Les campagnes de crowdfunding immobilier post Covid-19 doivent plus qu’avant retenir votre attention. Il faut être davantage vigilant quant à la solidité des opérations et opérateurs du marché du crowdfunding immobilier. Il est possible de retenir quelques points particuliers à analyser :

  • Les retards de remboursements seront plus importants encore, et doivent donc être mieux anticipés.
  • Les promoteurs immobiliers de plus faible envergure peuvent manquer de trésorerie pour supporter le contexte actuel.
  • L’éventualité d’une baisse des prix de l’immobilier est à intégrer dans vos analyses.
  • Les zones géographiques les mieux dotées en logements risquent d’être impactées par l’éventuelle chute des prix et la contraction de la demande.
  • Les programmes s’adressant aux ménages les plus modestes peuvent être plus délicats à commercialiser, du fait de fragilisation du marché de l’emploi et de la difficulté d’accès à l’emprunt.
  • Les faibles niveaux de commercialisation des opérations présentées sont davantage à craindre et donc à proscrire.

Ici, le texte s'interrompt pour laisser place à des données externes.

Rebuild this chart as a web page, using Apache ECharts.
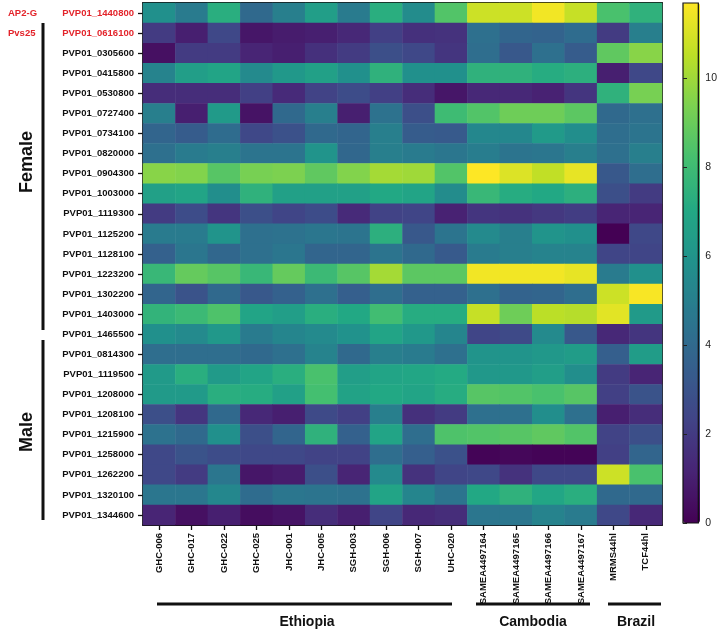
<!DOCTYPE html>
<html>
<head>
<meta charset="utf-8">
<script src="https://cdn.jsdelivr.net/npm/echarts@6/dist/echarts.min.js"></script>
<style>html,body{margin:0;padding:0;background:#fff}#c{width:720px;height:644px}</style>
</head>
<body>
<div id="c"></div>
<script>
const genes = ['PVP01_1440800','PVP01_0616100','PVP01_0305600','PVP01_0415800','PVP01_0530800','PVP01_0727400','PVP01_0734100','PVP01_0820000','PVP01_0904300','PVP01_1003000','PVP01_1119300','PVP01_1125200','PVP01_1128100','PVP01_1223200','PVP01_1302200','PVP01_1403000','PVP01_1465500','PVP01_0814300','PVP01_1119500','PVP01_1208000','PVP01_1208100','PVP01_1215900','PVP01_1258000','PVP01_1262200','PVP01_1320100','PVP01_1344600'];
const samples = ['GHC-006','GHC-017','GHC-022','GHC-025','JHC-001','JHC-005','SGH-003','SGH-006','SGH-007','UHC-020','SAMEA4497164','SAMEA4497165','SAMEA4497166','SAMEA4497167','MRMS44hl','TCF44hl'];
const redGenes = ['PVP01_1440800','PVP01_0616100'];
const colorTicks = [0,2,4,6,8,10];
const colorMin = 0;
const colorMax = 11.7;
const rowValues = [
 [5.8,4.8,7.3,4.0,5.0,6.5,4.8,7.3, 5.6,8.5,10.8,10.8,11.5,10.7,8.3,7.5],
 [2.0,1.0,2.5,0.7,0.9,1.0,1.3,2.2, 1.6,1.7,4.3,3.8,3.7,4.1,2.0,5.0],
 [0.5,2.0,2.0,1.2,1.0,1.6,2.0,2.8, 2.5,1.8,4.2,3.2,4.3,3.4,8.8,9.6],
 [5.2,6.5,6.8,5.5,6.2,6.6,5.8,7.5, 5.8,5.8,7.5,7.5,7.2,7.4,1.0,2.5],
 [1.5,1.5,1.5,2.2,1.4,2.3,2.7,2.2, 1.5,0.7,1.3,1.3,1.1,1.8,7.5,9.3],
 [5.0,1.0,6.3,0.6,4.0,5.0,1.0,4.4, 2.8,8.0,8.5,9.1,9.1,8.7,4.0,4.3],
 [3.8,3.4,4.1,2.5,2.9,4.0,3.8,5.0, 3.4,3.3,5.4,5.4,6.3,5.7,4.2,4.5],
 [4.3,4.8,5.0,4.5,4.5,6.0,3.9,5.0, 4.8,4.6,4.9,4.5,4.6,5.0,4.3,5.0],
 [9.6,9.5,8.6,9.3,9.4,8.8,9.5,10.1, 10.0,8.5,11.7,11.1,10.6,11.3,3.2,4.2],
 [6.6,6.8,5.7,7.5,6.6,6.6,6.6,7.0, 6.8,5.6,7.8,7.2,7.0,7.4,2.8,2.0],
 [2.0,2.7,1.8,2.8,2.4,2.7,1.4,2.3, 2.4,1.1,1.8,1.7,1.9,2.1,1.2,1.2],
 [4.8,4.8,6.0,4.3,4.4,4.6,4.5,7.4, 3.2,4.5,5.5,5.0,6.0,5.8,0.0,2.5],
 [3.6,4.6,3.9,4.3,4.6,3.8,3.8,4.5, 4.0,3.3,4.8,5.0,5.2,5.2,2.4,2.4],
 [7.8,8.9,8.6,7.8,8.9,7.9,8.6,10.1, 8.7,8.7,11.5,11.5,11.5,11.3,4.8,5.8],
 [3.8,3.0,4.0,3.2,3.6,4.3,3.5,4.2, 3.6,3.6,4.3,3.7,3.8,4.2,10.8,11.6],
 [7.6,7.9,8.4,6.8,6.5,7.3,7.0,8.1, 7.2,7.2,10.7,9.1,10.5,10.4,11.2,6.3],
 [5.8,5.5,6.2,4.8,5.3,5.5,5.9,6.8, 6.2,5.3,2.4,2.6,5.5,3.2,1.3,1.8],
 [4.2,4.2,4.2,4.0,4.3,5.2,4.0,5.0, 4.8,4.3,6.0,6.0,6.2,6.4,3.5,6.4],
 [6.3,7.3,6.3,6.8,7.3,8.3,6.5,6.8, 6.9,7.1,6.2,6.2,6.5,5.7,2.0,1.2],
 [6.3,6.3,7.3,7.2,6.6,8.2,6.7,7.0, 6.8,7.2,8.6,8.5,8.3,8.6,2.2,3.0],
 [2.8,1.8,4.0,1.3,1.0,2.6,2.2,5.0, 1.6,2.0,4.3,4.3,5.7,4.3,1.0,1.5],
 [4.4,4.0,5.8,2.8,3.8,7.5,3.6,6.8, 4.2,8.4,8.5,8.6,8.8,8.5,2.3,2.8],
 [2.5,3.0,2.7,2.5,2.5,2.3,2.3,4.2, 3.5,2.9,0.1,0.2,0.1,0.1,2.2,3.8],
 [2.5,2.0,4.6,0.7,0.9,2.8,1.2,5.5, 1.7,2.4,2.5,1.7,2.5,2.5,10.8,8.3],
 [4.6,4.6,5.4,4.1,4.6,4.5,4.4,6.8, 5.3,4.5,7.0,7.5,6.9,7.3,4.0,4.0],
 [1.2,0.5,1.0,0.4,0.6,1.5,1.0,2.4, 1.3,1.5,4.6,4.6,5.2,4.8,2.5,1.3]
];

const viridis = ['#440154','#482475','#414487','#355f8d','#2a788e','#21918c','#22a884','#44bf70','#7ad151','#bddf26','#fde725'];
const FONT = '"Liberation Sans", Arial, Helvetica, sans-serif';
const RED = '#e3242b';

const data = [];
rowValues.forEach((row, r) => row.forEach((v, c) => data.push([c, r, v])));

const chart = echarts.init(document.getElementById('c'), null, {renderer: 'canvas'});
const lineStyle = {color: '#111', width: 1.8};

chart.setOption({
  animation: false,
  backgroundColor: '#fff',
  grid: [
    {left: 143, right: 58, top: 3, bottom: 119, containLabel: false},
    {left: 683, top: 3, width: 17, height: 520, containLabel: false, show: true, z: 10,
     backgroundColor: 'transparent', borderColor: '#111', borderWidth: 1.2}
  ],
  xAxis: [
    {type: 'category', data: samples, gridIndex: 0, position: 'bottom',
     axisLine: {show: true, lineStyle}, axisTick: {show: true, alignWithLabel: true, length: 5, lineStyle: {color: '#111', width: 1.3}},
     axisLabel: {rotate: 90, margin: 8, fontSize: 9.5, fontWeight: 'bold', color: '#111', fontFamily: FONT, interval: 0},
     splitLine: {show: false}},
    {type: 'category', data: samples, gridIndex: 0, position: 'top',
     axisLine: {show: true, lineStyle}, axisTick: {show: false}, axisLabel: {show: false}},
    {type: 'value', gridIndex: 1, show: false, min: 0, max: 1}
  ],
  yAxis: [
    {type: 'category', data: genes, gridIndex: 0, inverse: true, position: 'left',
     axisLine: {show: true, lineStyle}, axisTick: {show: true, alignWithLabel: true, length: 5, lineStyle: {color: '#111', width: 1.3}},
     axisLabel: {margin: 9, fontSize: 9.5, fontWeight: 'bold', fontFamily: FONT, interval: 0,
       color: (v) => redGenes.includes(v) ? RED : '#111'},
     splitLine: {show: false}},
    {type: 'category', data: genes, gridIndex: 0, inverse: true, position: 'right',
     axisLine: {show: true, lineStyle}, axisTick: {show: false}, axisLabel: {show: false}},
    {type: 'value', gridIndex: 1, min: colorMin, max: colorMax, interval: 2, position: 'right', z: 11,
     axisLine: {show: false}, splitLine: {show: false},
     axisTick: {show: true, length: 4, lineStyle: {color: '#222', width: 1}},
     axisLabel: {margin: 7, fontSize: 10.5, color: '#222', fontFamily: FONT, showMaxLabel: false,
       formatter: (v) => colorTicks.includes(v) ? String(v) : ''}}
  ],
  visualMap: {
    type: 'continuous', min: colorMin, max: colorMax, dimension: 2, seriesIndex: 0,
    orient: 'vertical', left: 683, top: 3, itemWidth: 17, itemHeight: 520,
    padding: 0, calculable: false, text: null,
    inRange: {color: viridis}, textStyle: {color: 'transparent'}
  },
  series: [{
    type: 'heatmap', xAxisIndex: 0, yAxisIndex: 0, data: data,
    itemStyle: {borderWidth: 0}, emphasis: {disabled: true}
  }],
  graphic: [
    {type: 'text', left: 8, top: 8, style: {text: 'AP2-G', fill: RED, font: 'bold 9.5px ' + FONT}},
    {type: 'text', left: 8, top: 28, style: {text: 'Pvs25', fill: RED, font: 'bold 9.5px ' + FONT}},
    {type: 'line', shape: {x1: 43, y1: 23, x2: 43, y2: 330}, style: {stroke: '#111', lineWidth: 3}},
    {type: 'line', shape: {x1: 43, y1: 340, x2: 43, y2: 520}, style: {stroke: '#111', lineWidth: 3}},
    {type: 'text', x: 27, y: 162, rotation: Math.PI / 2, style: {text: 'Female', fill: '#111', font: 'bold 18px ' + FONT, align: 'center', verticalAlign: 'middle'}},
    {type: 'text', x: 27, y: 432, rotation: Math.PI / 2, style: {text: 'Male', fill: '#111', font: 'bold 18px ' + FONT, align: 'center', verticalAlign: 'middle'}},
    {type: 'line', shape: {x1: 157, y1: 604, x2: 452, y2: 604}, style: {stroke: '#111', lineWidth: 3}},
    {type: 'line', shape: {x1: 476, y1: 604, x2: 590, y2: 604}, style: {stroke: '#111', lineWidth: 3}},
    {type: 'line', shape: {x1: 608, y1: 604, x2: 661, y2: 604}, style: {stroke: '#111', lineWidth: 3}},
    {type: 'text', x: 307, y: 622, style: {text: 'Ethiopia', fill: '#111', font: 'bold 14px ' + FONT, align: 'center', verticalAlign: 'middle'}},
    {type: 'text', x: 533, y: 622, style: {text: 'Cambodia', fill: '#111', font: 'bold 14px ' + FONT, align: 'center', verticalAlign: 'middle'}},
    {type: 'text', x: 636, y: 622, style: {text: 'Brazil', fill: '#111', font: 'bold 14px ' + FONT, align: 'center', verticalAlign: 'middle'}}
  ]
});
</script>
</body>
</html>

Cet épisode de crise sanitaire nous apprend beaucoup sur les risques en matière de placements. Il nous démontre toute la complexité de bien les identifier et les évaluer à un instant donné. Même si les risques épidémiques existent depuis toujours, nous n’en avions pas assez conscience. Cette crise sanitaire nous prouve aussi que tout investissement recèle de fragilités dont nous ne pouvons pas nous protéger systématiquement. Ainsi investir, c’est risquer.

Parce qu’il accompagne le financement de l’immobilier, le crowdfunding immobilier représente aussi un levier de la relance de son marché. Abonder des campagnes participatives, c’est être acteur du soutien de l’économie réelle et de la relance post crise.